**Direction:** Starting at the line containing "What D3.js code", copy each line exactly, ending with the line containing "const yTicks = [1.4, 1.42, 1.44, 1.46, 1.48, 1.5, 1.52, 1.54];". Leave out everything else.

(Records with drawing code)
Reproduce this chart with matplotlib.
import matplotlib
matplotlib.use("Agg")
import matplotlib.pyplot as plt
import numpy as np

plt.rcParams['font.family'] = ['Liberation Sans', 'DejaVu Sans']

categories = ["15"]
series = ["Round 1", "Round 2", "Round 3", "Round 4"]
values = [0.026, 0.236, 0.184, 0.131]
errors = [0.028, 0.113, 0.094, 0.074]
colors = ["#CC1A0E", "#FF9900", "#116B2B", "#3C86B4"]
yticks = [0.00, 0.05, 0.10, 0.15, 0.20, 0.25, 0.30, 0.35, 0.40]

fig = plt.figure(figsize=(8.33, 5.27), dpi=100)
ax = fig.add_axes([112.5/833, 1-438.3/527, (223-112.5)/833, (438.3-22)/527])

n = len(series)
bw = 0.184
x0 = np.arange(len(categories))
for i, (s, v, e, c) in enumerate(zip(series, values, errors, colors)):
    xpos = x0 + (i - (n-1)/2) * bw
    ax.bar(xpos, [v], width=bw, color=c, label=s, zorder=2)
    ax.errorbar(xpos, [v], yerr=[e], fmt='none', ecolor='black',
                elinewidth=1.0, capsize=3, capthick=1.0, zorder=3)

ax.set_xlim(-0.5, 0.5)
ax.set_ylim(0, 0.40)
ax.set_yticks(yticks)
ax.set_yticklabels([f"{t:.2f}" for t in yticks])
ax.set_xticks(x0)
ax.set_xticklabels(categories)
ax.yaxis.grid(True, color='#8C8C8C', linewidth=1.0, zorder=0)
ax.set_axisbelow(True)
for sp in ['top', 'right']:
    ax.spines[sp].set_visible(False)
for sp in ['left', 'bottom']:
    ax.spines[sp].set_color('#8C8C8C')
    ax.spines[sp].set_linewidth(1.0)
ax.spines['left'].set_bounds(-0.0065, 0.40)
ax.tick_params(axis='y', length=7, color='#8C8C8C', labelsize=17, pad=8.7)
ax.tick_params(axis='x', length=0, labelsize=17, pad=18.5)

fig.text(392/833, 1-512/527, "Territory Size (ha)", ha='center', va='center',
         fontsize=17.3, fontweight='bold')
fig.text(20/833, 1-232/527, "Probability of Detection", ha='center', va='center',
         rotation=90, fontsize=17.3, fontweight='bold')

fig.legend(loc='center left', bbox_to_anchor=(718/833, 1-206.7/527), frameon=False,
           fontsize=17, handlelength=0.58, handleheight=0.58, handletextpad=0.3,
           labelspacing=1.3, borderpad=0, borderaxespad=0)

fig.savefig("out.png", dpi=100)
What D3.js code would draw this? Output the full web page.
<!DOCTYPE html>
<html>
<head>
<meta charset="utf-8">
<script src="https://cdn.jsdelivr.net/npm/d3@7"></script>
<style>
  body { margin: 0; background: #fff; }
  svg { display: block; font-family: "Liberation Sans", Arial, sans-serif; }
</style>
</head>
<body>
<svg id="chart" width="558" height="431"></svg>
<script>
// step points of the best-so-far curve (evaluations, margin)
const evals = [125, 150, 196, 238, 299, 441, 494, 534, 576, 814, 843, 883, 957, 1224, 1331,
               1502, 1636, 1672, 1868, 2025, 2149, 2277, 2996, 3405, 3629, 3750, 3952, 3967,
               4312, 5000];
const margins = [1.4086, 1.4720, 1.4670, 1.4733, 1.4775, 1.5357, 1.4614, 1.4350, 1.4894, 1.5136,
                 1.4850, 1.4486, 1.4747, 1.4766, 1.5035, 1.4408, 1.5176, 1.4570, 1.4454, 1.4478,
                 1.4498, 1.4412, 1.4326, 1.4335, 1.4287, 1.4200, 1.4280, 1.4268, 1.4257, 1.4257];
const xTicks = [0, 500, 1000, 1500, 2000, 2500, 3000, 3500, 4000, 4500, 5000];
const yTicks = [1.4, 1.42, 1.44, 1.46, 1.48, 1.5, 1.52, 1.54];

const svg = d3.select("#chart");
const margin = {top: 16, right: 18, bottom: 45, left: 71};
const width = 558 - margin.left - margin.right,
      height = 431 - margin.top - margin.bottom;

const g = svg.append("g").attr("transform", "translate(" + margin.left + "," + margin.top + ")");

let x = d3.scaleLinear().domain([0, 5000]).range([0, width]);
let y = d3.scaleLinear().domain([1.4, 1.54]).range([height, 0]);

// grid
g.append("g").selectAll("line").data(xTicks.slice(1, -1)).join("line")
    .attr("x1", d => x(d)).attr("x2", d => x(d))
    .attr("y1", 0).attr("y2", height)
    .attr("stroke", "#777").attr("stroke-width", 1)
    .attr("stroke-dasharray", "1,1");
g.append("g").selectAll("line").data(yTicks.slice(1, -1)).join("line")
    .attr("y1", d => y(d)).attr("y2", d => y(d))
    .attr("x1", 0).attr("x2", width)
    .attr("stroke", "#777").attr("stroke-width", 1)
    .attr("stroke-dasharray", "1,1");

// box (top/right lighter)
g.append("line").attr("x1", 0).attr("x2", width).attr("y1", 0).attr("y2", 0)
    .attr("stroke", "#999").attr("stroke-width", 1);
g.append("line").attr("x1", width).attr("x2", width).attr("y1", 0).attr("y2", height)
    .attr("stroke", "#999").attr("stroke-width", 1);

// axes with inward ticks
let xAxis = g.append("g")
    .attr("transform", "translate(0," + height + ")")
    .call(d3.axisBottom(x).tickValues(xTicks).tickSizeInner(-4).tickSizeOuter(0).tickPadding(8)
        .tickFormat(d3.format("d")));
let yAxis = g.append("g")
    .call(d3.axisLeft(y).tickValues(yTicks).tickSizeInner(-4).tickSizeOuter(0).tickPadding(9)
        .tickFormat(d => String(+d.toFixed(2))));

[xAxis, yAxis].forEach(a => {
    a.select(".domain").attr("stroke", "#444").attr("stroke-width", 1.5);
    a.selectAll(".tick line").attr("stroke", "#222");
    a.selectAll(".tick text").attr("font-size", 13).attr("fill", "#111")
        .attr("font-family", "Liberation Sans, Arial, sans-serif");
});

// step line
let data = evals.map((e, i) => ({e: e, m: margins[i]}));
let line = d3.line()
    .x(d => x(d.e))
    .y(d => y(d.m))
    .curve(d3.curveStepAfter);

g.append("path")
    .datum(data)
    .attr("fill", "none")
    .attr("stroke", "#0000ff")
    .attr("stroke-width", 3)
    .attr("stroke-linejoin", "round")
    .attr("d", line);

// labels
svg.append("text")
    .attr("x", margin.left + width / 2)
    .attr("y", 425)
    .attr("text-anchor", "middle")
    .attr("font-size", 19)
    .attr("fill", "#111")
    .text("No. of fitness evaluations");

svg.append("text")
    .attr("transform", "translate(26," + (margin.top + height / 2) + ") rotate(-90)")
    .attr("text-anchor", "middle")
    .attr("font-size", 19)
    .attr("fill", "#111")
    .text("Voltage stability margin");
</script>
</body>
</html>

**Output of the task:**
What D3.js code would draw this? Output the full web page.
<!DOCTYPE html>
<html>
<head>
<meta charset="utf-8">
<script src="https://cdn.jsdelivr.net/npm/d3@7"></script>
<style>
  body { margin: 0; background: #fff; }
  svg { display: block; font-family: "Liberation Sans", Arial, sans-serif; }
</style>
</head>
<body>
<svg id="chart" width="558" height="431"></svg>
<script>
// step points of the best-so-far curve (evaluations, margin)
const evals = [125, 150, 196, 238, 299, 441, 494, 534, 576, 814, 843, 883, 957, 1224, 1331,
               1502, 1636, 1672, 1868, 2025, 2149, 2277, 2996, 3405, 3629, 3750, 3952, 3967,
               4312, 5000];
const margins = [1.4086, 1.4720, 1.4670, 1.4733, 1.4775, 1.5357, 1.4614, 1.4350, 1.4894, 1.5136,
                 1.4850, 1.4486, 1.4747, 1.4766, 1.5035, 1.4408, 1.5176, 1.4570, 1.4454, 1.4478,
                 1.4498, 1.4412, 1.4326, 1.4335, 1.4287, 1.4200, 1.4280, 1.4268, 1.4257, 1.4257];
const xTicks = [0, 500, 1000, 1500, 2000, 2500, 3000, 3500, 4000, 4500, 5000];
const yTicks = [1.4, 1.42, 1.44, 1.46, 1.48, 1.5, 1.52, 1.54];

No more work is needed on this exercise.